Let's try something else.
THE ASSUMPTIONS: The distance one can teleport is relatively restricted. The greater the curvature of space-that is, the greater the proximity to a large mass-the shorter is the limiting distance.
We will assume that on Earth the limiting distance is two feet; around Mars's orbit, some miles; between stars, a few light minutes. Attempt to send a mass beyond the limiting distance, and it will emerge from the receiver as a fluid or a fine dust. The curvature of space distorts the relationships between atoms too greatly.
Again, we assume the conservation laws hold.
THE RESULTS: Feeble as far as true teleportation is concerned. We can teleport fluids, so fuel tanks disappear except for storage tanks and spacecraft. The best we can do for spacecraft is fuel a booster, with a heavily armored fuel tank, designed to lift spacecraft out of a gravity well at low speed. But we can use the system to build a ship...

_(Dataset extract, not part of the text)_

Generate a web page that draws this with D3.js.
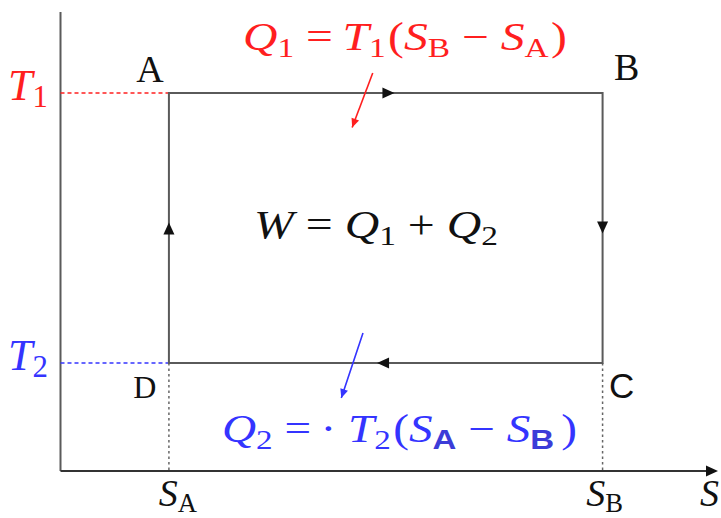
<!DOCTYPE html>
<html>
<head>
<meta charset="utf-8">
<script src="https://cdn.jsdelivr.net/npm/d3@7"></script>
<style>
  body { margin: 0; background: #fff; }
  svg { display: block; }
</style>
</head>
<body>
<svg id="chart" width="721" height="518"></svg>
<script>
// cycle states (entropy S, temperature T)
const stateNames = ["A", "B", "C", "D"];
const stateS = [1, 5, 5, 1];
const stateT = [3.5, 3.5, 1, 1];

// axis marks
const sTickNames = ["A", "B"];
const sTickValues = [1, 5];
const tTickNames = ["1", "2"];
const tTickValues = [3.5, 1];

// heat annotation arrows, in (S, T) units
const heatArrowFrom = [[2.88, 3.685], [2.79, 1.278]];
const heatArrowTo = [[2.69, 3.18], [2.59, 0.676]];

const red = "#ff1f1f", blue = "#3434ff", grey = "#5a5a5a";
const SERIF = "'Liberation Serif'";
const SANS = "'Liberation Sans'";

var svg = d3.select("#chart"),
	width = +svg.attr("width"),
	height = +svg.attr("height");

var x = d3.scaleLinear().domain([0, 6]).range([60.5, 711]);
var y = d3.scaleLinear().domain([0, 4.25]).range([471, 12]);

// writes a little formula: [text, kind, dx] with kind i = italic, r = roman, s = subscript, ss = sans subscript
function mathText(g, parts, size, color) {
	var t = g.append("text").attr("font-size", size).attr("fill", color).style("font-family", SERIF);
	var shift = size * 0.17, down = false;
	parts.forEach(function(p) {
		var sp = t.append("tspan").text(p[0]).style("font-family", p[1] == "ss" ? SANS : SERIF);
		var isSub = p[1] == "s" || p[1] == "ss";
		if (isSub && !down) { sp.attr("dy", shift); down = true; }
		else if (!isSub && down) { sp.attr("dy", -shift); down = false; }
		if (isSub) sp.attr("font-size", size * 0.7);
		if (p[1] == "i") sp.attr("font-style", "italic");
		if (p[1] == "ss") sp.attr("font-weight", "bold").attr("fill", "#3c3cd8");
		if (p[2]) sp.attr("dx", p[2]);
	});
	return t;
}

// stretch a formula sideways so it spans x0..x1 (TeX glyphs run wider than Times)
function fitWidth(t, x0, x1) {
	var b = t.node().getBBox();
	var k = (x1 - x0) / b.width;
	t.attr("transform", "translate(" + x0 + ",0) scale(" + k + ",1) translate(" + (-b.x) + ",0)");
}

// axes
svg.append("line")
	.attr("x1", x(0)).attr("x2", x(0))
	.attr("y1", y(0)).attr("y2", y(4.25))
	.attr("stroke", grey).attr("stroke-width", 2);
svg.append("line")
	.attr("x1", x(0)).attr("x2", width - 6)
	.attr("y1", y(0)).attr("y2", y(0))
	.attr("stroke", "#333").attr("stroke-width", 2);
svg.append("path")
	.attr("d", "M0,0L-12,-5.5L-12,5.5Z")
	.attr("transform", "translate(" + (width - 3) + "," + y(0) + ")")
	.attr("fill", "#111");

// guide lines to the axes
svg.append("line")
	.attr("x1", x(0)).attr("x2", x(sTickValues[0]))
	.attr("y1", y(tTickValues[0])).attr("y2", y(tTickValues[0]))
	.attr("stroke", red).attr("stroke-width", 1.5).attr("stroke-dasharray", "4,3");
svg.append("line")
	.attr("x1", x(0)).attr("x2", x(sTickValues[0]))
	.attr("y1", y(tTickValues[1])).attr("y2", y(tTickValues[1]))
	.attr("stroke", blue).attr("stroke-width", 1.5).attr("stroke-dasharray", "4,3");
svg.selectAll(".sguide")
	.data(sTickValues)
	.enter().append("line")
	.attr("x1", function(d) { return x(d); }).attr("x2", function(d) { return x(d); })
	.attr("y1", y(tTickValues[1])).attr("y2", y(0))
	.attr("stroke", "#666").attr("stroke-width", 1.5).attr("stroke-dasharray", "2.5,3");

// the cycle
var pts = stateNames.map(function(n, i) { return [x(stateS[i]), y(stateT[i])]; });
svg.append("path")
	.attr("d", d3.line()(pts) + "Z")
	.attr("fill", "none").attr("stroke", grey).attr("stroke-width", 2);

// direction arrows on each leg
var legs = pts.map(function(p, i) { return [p, pts[(i + 1) % 4]]; });
svg.selectAll(".leg-arrow")
	.data(legs)
	.enter().append("path")
	.attr("d", "M0,0L-12,-5.5L-12,5.5Z")
	.attr("fill", "#111")
	.attr("transform", function(d) {
		var f = 0.52;
		var px = d[0][0] + (d[1][0] - d[0][0]) * f,
			py = d[0][1] + (d[1][1] - d[0][1]) * f;
		var a = Math.atan2(d[1][1] - d[0][1], d[1][0] - d[0][0]) * 180 / Math.PI;
		return "translate(" + px + "," + py + ") rotate(" + a + ")";
	});

// heat arrows
var heatColors = [red, blue];
heatArrowFrom.forEach(function(f, i) {
	var x1 = x(f[0]), y1 = y(f[1]), x2 = x(heatArrowTo[i][0]), y2 = y(heatArrowTo[i][1]);
	var a = Math.atan2(y2 - y1, x2 - x1) * 180 / Math.PI;
	svg.append("line")
		.attr("x1", x1).attr("y1", y1).attr("x2", x2).attr("y2", y2)
		.attr("stroke", heatColors[i]).attr("stroke-width", 1.6);
	svg.append("path")
		.attr("d", "M0,0L-9,-4L-9,4Z")
		.attr("fill", heatColors[i])
		.attr("transform", "translate(" + x2 + "," + y2 + ") rotate(" + a + ")");
});

// state labels
var labelOffsets = [[-19, -11], [24, -13], [19, 35], [-24, 35]];
var labelSizes = [38, 38, 35, 32];
svg.selectAll(".state")
	.data(stateNames)
	.enter().append("text")
	.attr("x", function(d, i) { return pts[i][0] + labelOffsets[i][0]; })
	.attr("y", function(d, i) { return pts[i][1] + labelOffsets[i][1]; })
	.attr("text-anchor", "middle")
	.attr("font-size", function(d, i) { return labelSizes[i]; })
	.style("font-family", function(d) { return d == "C" ? SANS : SERIF; })
	.attr("fill", "#111")
	.text(function(d) { return d; });

// T labels on the vertical axis
var tColors = [red, blue];
tTickValues.forEach(function(v, i) {
	mathText(svg, [["T", "i"], [tTickNames[i], "s"]], 44, tColors[i])
		.attr("x", 48).attr("y", y(v) + 7)
		.attr("text-anchor", "end");
});

// S labels on the horizontal axis
var sLabelShift = [9, 2];
sTickValues.forEach(function(v, i) {
	mathText(svg, [["S", "i"], [sTickNames[i], "s"]], 38, "#111")
		.attr("x", x(v) + sLabelShift[i]).attr("y", 506)
		.attr("text-anchor", "middle");
});
mathText(svg, [["S", "i"]], 38, "#111").attr("x", 700).attr("y", 506);

// formulas
var q1 = mathText(svg, [["Q", "i"], ["1", "s"], ["=", "r", 10], ["T", "i", 8], ["1", "s"], ["(", "r", 2], ["S", "i"], ["B", "s"], ["\u2212", "r", 10], ["S", "i", 10], ["A", "s"], [")", "r", 2]], 40, red)
	.attr("x", 0).attr("y", 50);
fitWidth(q1, 243, 567);

var w = mathText(svg, [["W", "i"], ["=", "r", 10], ["Q", "i", 10], ["1", "s"], ["+", "r", 10], ["Q", "i", 10], ["2", "s"]], 40, "#111")
	.attr("x", 0).attr("y", 238);
fitWidth(w, 254, 498);

var q2 = mathText(svg, [["Q", "i"], ["2", "s"], ["=", "r", 10], ["\u00b7", "r", 8], ["T", "i", 10], ["2", "s"], ["(", "r", 2], ["S", "i"], ["A", "ss"], ["\u2212", "r", 10], ["S", "i", 10], ["B", "ss"], [")", "r", 6]], 40, blue)
	.attr("x", 0).attr("y", 442);
fitWidth(q2, 222, 577);
</script>
</body>
</html>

See Figure 4 (page 103). We'll call this peculiar object the "end-teleport drive," and we'll say that it teleports itself onto its own front end. I invented it many years ago, but I never had the nerve to write a story about it.


Notice that if you push the button, the ship teleports onto its own front end; but if you hold the button down, it will teleport repeatedly, in a steady stream of images. One jump brings the ship to position 2; but the moment it begins to occupy position 2 it wants to be at position 3; as that image starts to form the ship wants to be at position 4, et cetera. If teleportation is rapid enough we can use it for transportation.
You refuse to believe in my ship? Then think of it as an exercise in speculation. Ridiculous as it may seem, we do get results.
1) Rate-of-travel of the ship is limited only by mechanical difficulties, that is, by the rate of successive teleportation. The end-teleport drive does not affect the ship's kinetic energy. We change only the position. So there is none of this nonsense about relativity.
2) We must assume a mechanical limit on rate-of-travel. Otherwise the ship goes off the edge of the universe.
3) You can take your ffinger off the button. Kinetic energy is teleported along with everything else; and as a perfect image you have free will.
4) The longer the ship is, the faster it will go, with a given rate-of-teleportation. But: the longer the ship is, the greater is the danger of getting too near a large mass. To land on Earth the ship would have to be less than two feet long.
In fact, you can't land it anywhere with the end-teleport drive. As with the inertialess drives in Doe Smith's LENSMAN series, you keep an intrinsic velocity which reappears when the drive goes off. To land the ship anywhere you need either inboard auxiliary rockets, or rocket tugs.
5) What happens if something gets in the way of the ship?
Good question. Many things definitely will. Light, for example.
A light beam crosses interstellar space. Suddenly, for an instant, the end-teleport ship is occupying that space. The ship's walls can't stop it, for the light never encountered the walls. A human eye can stop it if the light reaches that eye in time.